* Start *

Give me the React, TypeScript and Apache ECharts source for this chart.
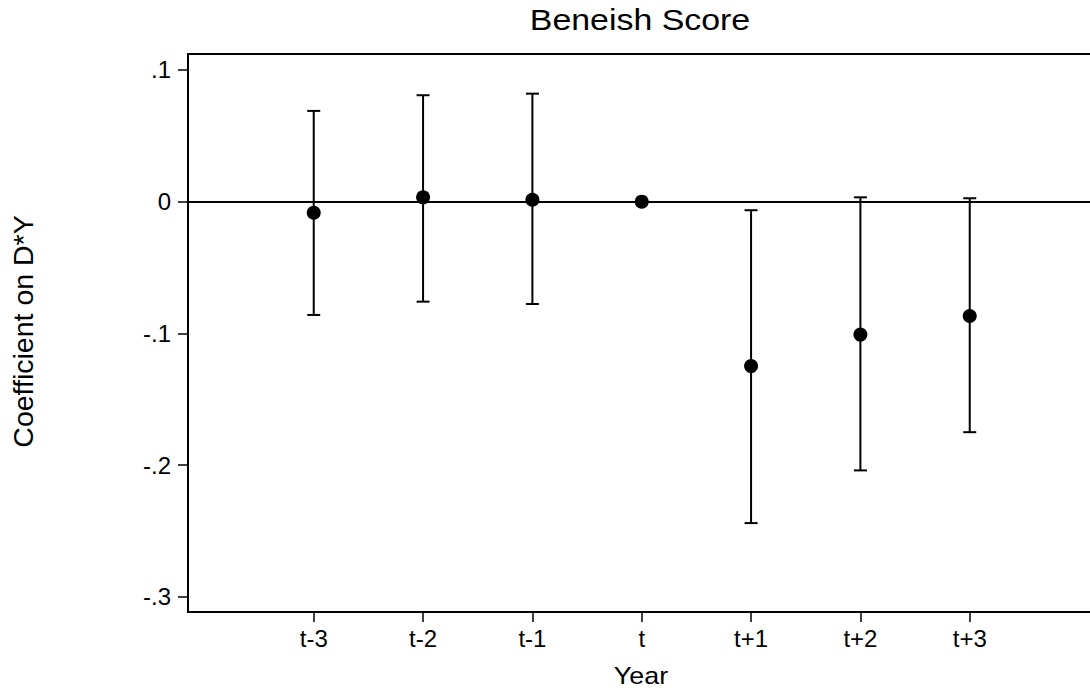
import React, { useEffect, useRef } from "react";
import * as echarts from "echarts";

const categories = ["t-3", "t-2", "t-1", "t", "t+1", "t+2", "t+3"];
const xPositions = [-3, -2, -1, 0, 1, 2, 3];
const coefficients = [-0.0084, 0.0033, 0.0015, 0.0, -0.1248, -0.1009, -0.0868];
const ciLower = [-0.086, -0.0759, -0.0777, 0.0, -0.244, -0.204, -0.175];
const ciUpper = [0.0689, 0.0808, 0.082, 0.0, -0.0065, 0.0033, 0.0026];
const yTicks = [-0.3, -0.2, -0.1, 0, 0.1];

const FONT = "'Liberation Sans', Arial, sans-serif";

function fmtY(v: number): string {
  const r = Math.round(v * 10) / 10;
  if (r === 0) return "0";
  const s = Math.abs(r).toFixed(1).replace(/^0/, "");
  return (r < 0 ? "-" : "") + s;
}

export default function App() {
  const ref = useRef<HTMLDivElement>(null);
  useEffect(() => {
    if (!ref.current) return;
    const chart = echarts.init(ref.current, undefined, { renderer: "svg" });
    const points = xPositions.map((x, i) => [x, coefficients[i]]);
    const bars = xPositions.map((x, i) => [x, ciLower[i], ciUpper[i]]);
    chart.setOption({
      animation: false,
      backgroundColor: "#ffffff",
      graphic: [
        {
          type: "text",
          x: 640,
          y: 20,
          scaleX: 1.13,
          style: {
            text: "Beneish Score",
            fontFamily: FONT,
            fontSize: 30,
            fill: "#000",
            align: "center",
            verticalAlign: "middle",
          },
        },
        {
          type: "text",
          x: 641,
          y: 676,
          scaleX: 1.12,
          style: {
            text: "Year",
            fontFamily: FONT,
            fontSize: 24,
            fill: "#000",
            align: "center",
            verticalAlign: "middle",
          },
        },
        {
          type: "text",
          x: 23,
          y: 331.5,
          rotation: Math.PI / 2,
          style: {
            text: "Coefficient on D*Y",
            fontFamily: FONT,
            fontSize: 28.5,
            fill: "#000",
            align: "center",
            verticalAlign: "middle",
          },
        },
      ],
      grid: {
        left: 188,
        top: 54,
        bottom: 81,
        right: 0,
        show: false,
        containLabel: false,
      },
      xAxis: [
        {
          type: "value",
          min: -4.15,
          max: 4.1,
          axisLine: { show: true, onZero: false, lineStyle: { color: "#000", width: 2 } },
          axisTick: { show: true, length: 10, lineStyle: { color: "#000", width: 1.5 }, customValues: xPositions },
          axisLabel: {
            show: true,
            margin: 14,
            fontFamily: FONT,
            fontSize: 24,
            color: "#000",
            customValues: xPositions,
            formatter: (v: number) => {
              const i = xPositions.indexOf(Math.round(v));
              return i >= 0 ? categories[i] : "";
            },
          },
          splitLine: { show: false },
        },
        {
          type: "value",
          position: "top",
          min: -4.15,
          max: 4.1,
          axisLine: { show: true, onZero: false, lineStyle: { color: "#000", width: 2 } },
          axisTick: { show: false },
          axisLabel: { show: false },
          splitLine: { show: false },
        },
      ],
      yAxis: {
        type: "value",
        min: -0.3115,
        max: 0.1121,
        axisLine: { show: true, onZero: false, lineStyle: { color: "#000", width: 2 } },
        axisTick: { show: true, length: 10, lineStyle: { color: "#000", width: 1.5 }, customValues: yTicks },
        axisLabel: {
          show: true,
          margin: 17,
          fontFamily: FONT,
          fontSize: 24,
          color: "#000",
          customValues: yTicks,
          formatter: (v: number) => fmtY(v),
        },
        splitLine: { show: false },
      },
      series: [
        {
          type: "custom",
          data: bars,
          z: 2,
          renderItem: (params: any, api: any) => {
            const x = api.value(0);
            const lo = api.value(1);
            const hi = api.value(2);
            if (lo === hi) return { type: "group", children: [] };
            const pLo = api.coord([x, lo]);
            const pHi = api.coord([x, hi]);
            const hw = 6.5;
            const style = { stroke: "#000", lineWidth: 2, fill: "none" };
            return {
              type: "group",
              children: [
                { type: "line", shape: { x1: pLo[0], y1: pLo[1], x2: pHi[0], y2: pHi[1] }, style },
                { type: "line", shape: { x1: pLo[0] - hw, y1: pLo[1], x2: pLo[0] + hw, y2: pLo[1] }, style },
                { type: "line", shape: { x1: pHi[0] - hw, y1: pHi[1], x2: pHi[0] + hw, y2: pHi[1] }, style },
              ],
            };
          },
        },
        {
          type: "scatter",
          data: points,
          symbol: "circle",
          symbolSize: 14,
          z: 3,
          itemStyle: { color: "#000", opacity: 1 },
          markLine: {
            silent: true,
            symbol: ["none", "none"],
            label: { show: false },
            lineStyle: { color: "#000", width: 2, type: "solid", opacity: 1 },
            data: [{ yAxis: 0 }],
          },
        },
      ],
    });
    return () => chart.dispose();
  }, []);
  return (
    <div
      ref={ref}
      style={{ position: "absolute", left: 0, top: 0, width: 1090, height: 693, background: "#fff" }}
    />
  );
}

* End *
* Start *

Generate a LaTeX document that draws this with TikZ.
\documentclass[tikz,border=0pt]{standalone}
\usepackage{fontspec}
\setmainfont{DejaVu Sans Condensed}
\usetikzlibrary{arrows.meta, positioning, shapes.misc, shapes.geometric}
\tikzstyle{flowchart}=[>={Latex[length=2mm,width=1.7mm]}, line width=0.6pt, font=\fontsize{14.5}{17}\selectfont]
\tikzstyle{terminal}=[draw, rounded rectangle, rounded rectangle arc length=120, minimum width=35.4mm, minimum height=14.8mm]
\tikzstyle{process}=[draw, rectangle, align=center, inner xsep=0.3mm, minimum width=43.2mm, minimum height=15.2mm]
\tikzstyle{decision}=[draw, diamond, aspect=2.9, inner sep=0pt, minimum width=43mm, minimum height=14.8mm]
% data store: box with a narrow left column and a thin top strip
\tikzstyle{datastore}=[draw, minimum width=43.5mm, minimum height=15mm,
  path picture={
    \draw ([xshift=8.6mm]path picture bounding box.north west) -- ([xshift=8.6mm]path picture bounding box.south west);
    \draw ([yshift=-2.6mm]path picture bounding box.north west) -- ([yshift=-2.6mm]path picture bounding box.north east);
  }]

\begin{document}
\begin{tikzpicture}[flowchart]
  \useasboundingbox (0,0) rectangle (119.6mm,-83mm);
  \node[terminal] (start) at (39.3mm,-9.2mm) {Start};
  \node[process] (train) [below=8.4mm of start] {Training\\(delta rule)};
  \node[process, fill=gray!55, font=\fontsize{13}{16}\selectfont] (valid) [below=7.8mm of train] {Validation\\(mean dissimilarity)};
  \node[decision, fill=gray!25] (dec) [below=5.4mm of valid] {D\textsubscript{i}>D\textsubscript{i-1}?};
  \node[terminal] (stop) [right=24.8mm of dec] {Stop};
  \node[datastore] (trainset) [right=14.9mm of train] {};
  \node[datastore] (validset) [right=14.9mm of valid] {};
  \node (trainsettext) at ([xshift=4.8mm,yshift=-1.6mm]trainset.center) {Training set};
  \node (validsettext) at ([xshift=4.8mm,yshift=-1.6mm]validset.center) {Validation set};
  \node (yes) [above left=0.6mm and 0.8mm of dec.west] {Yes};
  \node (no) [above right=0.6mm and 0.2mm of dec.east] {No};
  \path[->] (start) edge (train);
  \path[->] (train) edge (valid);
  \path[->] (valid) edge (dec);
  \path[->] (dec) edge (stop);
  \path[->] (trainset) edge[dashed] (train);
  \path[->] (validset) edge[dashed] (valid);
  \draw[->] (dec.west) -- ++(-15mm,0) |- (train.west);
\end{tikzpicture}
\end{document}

* End *

What the exercise asks
From the entries above, copy exactly the lines starting at the one with "Give me the" and stopping at the one with "import * as", keeping both ends. Drop the pictures.

Result of the exercise
Give me the React, TypeScript and Apache ECharts source for this chart.
import React, { useEffect, useRef } from "react";
import * as echarts from "echarts";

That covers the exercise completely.